# Low Iodine Diet



## randymorris (Mar 13, 2011)

Hello, my name is Randy and I had thyroid cancer surgery back in June of 2010 with 90% of my thyroid being removed, now 9 months later (thanks to bickering insurance companies) I just started my low iodine diet today and in two weeks time, I get my first dose of RI131... glow

I have been using non-iodized salt for the last 6 months, I am a little concerned because one of my Parkinson's meds is in a red caplet, I tried to find out if the caplet is made with any red dyes, does anyone know?

Im a little nervous, will the RI131 cause my hair to fall out like cemo does for other cancers? 
Thanks for reading this.


----------



## Andros (Aug 26, 2009)

randymorris said:


> Hello, my name is Randy and I had thyroid cancer surgery back in June of 2010 with 90% of my thyroid being removed, now 9 months later (thanks to bickering insurance companies) I just started my low iodine diet today and in two weeks time, I get my first dose of RI131... glow
> 
> I have been using non-iodized salt for the last 6 months, I am a little concerned because one of my Parkinson's meds is in a red caplet, I tried to find out if the caplet is made with any red dyes, does anyone know?
> 
> ...


Thank you for the intro and you have answered my questions (most of them) in the other thread.

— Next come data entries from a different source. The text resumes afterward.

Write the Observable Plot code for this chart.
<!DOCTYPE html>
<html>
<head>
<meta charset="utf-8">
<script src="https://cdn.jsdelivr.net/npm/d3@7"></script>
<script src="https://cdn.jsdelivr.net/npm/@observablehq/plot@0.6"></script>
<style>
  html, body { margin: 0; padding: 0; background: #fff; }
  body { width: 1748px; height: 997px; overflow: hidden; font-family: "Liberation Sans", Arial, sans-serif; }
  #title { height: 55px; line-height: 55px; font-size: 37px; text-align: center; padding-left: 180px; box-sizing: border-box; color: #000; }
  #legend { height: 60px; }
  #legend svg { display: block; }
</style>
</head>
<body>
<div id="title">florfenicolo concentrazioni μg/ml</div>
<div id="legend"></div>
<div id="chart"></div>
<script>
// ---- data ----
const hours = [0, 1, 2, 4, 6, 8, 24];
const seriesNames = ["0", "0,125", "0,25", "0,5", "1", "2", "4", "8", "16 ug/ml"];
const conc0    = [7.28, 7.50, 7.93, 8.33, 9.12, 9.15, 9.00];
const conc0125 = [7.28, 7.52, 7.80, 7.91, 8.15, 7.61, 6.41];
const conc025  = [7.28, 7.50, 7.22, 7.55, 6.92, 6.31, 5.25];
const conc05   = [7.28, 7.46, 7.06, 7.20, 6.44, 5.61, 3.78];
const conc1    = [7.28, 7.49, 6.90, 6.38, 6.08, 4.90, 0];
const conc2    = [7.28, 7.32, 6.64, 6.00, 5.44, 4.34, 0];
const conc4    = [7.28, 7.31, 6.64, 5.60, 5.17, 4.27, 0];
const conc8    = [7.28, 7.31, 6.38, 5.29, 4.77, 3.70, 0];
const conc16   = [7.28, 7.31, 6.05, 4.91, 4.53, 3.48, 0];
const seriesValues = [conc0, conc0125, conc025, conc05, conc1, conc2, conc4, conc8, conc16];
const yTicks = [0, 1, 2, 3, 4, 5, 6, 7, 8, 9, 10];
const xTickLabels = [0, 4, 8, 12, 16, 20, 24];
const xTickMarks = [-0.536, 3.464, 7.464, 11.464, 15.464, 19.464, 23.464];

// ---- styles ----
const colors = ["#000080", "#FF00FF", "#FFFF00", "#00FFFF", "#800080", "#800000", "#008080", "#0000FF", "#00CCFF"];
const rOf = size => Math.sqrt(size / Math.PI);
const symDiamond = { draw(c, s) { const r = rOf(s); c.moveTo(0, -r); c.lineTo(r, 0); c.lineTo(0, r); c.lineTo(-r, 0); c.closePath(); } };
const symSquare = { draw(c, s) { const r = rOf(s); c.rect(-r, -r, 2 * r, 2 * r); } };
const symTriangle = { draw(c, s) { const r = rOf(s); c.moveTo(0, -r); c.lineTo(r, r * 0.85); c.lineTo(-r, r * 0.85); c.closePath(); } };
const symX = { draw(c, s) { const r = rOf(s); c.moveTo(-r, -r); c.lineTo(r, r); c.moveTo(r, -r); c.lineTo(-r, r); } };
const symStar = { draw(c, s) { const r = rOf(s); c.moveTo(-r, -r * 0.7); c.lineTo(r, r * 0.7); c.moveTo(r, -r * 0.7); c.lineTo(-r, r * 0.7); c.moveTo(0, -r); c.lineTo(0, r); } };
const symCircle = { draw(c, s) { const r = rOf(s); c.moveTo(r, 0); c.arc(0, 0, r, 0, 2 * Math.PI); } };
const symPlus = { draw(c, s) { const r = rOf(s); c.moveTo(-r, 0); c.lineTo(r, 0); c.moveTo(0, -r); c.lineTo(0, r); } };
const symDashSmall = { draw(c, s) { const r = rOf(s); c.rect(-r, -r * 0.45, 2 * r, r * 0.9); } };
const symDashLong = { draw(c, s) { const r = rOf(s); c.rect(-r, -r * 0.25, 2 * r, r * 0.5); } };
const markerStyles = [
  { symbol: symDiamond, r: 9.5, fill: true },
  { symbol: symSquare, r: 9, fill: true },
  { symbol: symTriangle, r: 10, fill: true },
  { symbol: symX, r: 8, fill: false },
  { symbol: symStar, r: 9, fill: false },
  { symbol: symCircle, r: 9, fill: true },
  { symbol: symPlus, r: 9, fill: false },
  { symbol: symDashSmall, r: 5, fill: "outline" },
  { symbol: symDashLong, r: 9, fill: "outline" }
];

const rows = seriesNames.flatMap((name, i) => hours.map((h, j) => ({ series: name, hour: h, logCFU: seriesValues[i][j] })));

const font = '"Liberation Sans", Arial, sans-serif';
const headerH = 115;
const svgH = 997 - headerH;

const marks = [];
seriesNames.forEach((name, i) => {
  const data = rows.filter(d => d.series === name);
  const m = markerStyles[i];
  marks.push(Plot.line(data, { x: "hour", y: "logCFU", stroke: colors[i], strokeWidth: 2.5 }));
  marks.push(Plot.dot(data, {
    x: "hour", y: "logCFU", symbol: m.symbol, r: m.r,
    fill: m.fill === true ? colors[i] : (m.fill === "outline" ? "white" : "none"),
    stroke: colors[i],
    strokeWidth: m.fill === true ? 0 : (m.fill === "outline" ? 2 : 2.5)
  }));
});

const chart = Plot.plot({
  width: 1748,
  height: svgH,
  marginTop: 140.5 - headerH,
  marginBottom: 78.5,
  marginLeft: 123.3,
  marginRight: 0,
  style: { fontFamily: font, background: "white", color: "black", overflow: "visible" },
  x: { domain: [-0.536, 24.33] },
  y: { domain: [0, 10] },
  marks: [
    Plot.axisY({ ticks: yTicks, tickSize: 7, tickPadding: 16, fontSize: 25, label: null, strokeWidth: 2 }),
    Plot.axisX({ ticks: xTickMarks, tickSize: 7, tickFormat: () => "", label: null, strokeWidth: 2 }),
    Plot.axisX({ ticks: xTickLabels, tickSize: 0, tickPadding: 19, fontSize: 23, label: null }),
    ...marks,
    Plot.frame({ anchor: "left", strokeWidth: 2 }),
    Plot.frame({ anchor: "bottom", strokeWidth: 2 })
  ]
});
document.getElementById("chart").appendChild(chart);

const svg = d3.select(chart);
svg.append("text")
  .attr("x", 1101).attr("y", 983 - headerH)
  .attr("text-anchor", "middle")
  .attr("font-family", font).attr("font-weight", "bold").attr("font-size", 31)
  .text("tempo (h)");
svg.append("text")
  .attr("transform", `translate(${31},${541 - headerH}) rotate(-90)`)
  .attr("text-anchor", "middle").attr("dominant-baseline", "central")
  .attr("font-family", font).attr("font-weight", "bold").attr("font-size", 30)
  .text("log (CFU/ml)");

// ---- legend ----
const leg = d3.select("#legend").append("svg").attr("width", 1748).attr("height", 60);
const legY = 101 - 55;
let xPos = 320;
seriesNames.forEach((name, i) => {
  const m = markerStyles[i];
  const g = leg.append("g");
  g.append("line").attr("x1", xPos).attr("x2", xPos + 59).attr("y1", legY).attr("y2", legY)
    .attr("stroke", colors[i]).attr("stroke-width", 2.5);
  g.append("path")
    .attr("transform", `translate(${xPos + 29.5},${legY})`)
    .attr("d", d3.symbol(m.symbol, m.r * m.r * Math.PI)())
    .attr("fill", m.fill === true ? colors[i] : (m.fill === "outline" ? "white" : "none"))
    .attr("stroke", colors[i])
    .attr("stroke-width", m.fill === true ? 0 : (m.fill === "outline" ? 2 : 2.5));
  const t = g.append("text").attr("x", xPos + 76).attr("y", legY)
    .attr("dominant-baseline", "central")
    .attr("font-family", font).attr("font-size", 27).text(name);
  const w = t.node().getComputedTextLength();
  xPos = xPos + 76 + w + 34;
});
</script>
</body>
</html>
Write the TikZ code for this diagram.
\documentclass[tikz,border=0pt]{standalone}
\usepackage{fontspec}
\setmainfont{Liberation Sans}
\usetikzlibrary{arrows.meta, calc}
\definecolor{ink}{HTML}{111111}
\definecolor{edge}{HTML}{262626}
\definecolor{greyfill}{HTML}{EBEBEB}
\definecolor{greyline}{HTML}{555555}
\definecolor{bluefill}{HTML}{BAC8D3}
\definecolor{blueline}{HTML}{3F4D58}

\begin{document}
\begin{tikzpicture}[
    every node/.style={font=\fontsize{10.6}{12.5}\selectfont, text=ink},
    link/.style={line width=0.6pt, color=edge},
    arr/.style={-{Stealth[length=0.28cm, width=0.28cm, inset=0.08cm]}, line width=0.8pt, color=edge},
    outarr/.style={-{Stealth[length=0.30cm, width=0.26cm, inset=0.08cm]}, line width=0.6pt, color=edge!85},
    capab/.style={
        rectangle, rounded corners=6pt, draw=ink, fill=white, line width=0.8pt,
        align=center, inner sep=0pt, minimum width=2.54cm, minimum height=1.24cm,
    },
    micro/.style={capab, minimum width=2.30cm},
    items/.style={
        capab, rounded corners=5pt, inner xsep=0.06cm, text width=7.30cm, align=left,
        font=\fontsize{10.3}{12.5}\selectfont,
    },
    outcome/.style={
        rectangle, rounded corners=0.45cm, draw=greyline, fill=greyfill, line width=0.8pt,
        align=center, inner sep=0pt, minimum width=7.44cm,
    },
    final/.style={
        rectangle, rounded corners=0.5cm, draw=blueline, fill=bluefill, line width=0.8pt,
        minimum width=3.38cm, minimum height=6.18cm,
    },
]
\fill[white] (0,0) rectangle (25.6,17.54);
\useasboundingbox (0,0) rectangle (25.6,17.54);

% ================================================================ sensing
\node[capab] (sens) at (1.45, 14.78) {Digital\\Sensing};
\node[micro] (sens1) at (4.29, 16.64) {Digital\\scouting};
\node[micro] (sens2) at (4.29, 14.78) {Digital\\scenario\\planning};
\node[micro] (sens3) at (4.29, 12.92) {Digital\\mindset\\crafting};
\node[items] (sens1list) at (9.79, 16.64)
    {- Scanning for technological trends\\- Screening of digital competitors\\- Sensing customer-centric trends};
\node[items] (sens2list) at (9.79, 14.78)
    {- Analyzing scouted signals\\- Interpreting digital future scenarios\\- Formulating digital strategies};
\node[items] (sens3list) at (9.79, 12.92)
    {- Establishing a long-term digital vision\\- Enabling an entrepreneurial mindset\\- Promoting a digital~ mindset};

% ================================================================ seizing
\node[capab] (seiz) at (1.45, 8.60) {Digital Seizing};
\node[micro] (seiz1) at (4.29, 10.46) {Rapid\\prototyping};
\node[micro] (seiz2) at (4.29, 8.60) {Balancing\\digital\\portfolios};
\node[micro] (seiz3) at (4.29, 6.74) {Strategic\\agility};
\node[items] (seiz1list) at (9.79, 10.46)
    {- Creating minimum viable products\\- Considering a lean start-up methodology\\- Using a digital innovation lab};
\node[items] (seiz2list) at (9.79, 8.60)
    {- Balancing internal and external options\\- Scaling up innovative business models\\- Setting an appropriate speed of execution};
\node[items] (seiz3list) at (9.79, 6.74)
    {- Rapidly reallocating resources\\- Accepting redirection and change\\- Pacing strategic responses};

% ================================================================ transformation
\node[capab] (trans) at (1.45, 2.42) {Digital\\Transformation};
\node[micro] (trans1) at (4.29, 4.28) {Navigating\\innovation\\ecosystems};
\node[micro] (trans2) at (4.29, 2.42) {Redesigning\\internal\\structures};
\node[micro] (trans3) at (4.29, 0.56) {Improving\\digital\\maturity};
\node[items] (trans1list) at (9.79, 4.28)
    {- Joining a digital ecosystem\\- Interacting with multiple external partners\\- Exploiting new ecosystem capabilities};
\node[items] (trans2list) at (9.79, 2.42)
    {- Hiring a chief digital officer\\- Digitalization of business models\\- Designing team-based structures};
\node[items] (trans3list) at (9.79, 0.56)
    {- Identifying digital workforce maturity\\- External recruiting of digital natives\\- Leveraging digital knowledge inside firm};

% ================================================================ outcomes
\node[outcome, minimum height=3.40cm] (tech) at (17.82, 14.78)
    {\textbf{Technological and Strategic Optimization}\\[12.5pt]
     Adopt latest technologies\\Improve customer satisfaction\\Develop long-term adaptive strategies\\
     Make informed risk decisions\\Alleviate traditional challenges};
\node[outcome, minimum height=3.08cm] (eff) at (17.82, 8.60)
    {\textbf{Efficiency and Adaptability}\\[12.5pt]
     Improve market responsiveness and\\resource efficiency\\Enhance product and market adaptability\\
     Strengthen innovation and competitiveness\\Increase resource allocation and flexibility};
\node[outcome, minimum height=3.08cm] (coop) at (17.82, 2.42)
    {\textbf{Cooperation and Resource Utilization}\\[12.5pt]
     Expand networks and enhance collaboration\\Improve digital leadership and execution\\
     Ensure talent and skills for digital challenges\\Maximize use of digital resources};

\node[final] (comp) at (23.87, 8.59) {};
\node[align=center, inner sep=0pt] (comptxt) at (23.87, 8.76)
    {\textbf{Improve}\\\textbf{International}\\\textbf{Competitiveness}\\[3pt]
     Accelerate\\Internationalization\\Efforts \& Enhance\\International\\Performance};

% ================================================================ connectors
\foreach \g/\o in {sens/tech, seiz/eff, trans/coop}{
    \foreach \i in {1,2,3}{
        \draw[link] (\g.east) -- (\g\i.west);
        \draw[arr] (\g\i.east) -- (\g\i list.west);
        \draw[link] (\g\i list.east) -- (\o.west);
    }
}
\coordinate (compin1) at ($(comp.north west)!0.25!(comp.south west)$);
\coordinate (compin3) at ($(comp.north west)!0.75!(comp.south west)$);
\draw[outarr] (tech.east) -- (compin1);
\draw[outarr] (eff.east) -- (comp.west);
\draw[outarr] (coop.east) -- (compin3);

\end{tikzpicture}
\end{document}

You may have a bit of hair loss but this is not a really really high dose of radioactive isotope. At least I don't think it is. And now I see "first dose of RAI!" Does that mean you are having another?

The main thing right now would be to have a long hard look at your nutritional needs. Do you take supplements?

What cancer did you have? Papillary, Medullary etc.??

I am so so sorry this happened to you.

Do you think this had anything at all to do w/Parkinson's? It makes me wonder.

Should be a toll-free number on your med printout. Look and see. Then call them direct for the info on the red dye.


----------



## randymorris (Mar 13, 2011)

I had Papillary cancer of the thyroid, 90% of my thyroid was removed and in two weeks I get the RI131 treatment...


----------



## randymorris (Mar 13, 2011)

I forgot to mention, the cancer and Parkinson's are not related, I was a rubber worker for 25 years and thyroid cancer is a high risk factor in that industry. The curing of the rubber and breathing in the fumes is what caused it.


----------



## Andros (Aug 26, 2009)

randymorris said:


> I had Papillary cancer of the thyroid, 90% of my thyroid was removed and in two weeks I get the RI131 treatment...


Yeah; wow!! This is becoming more and more prevalent; unfortunately. Parathyoids are good and calcium level good?


----------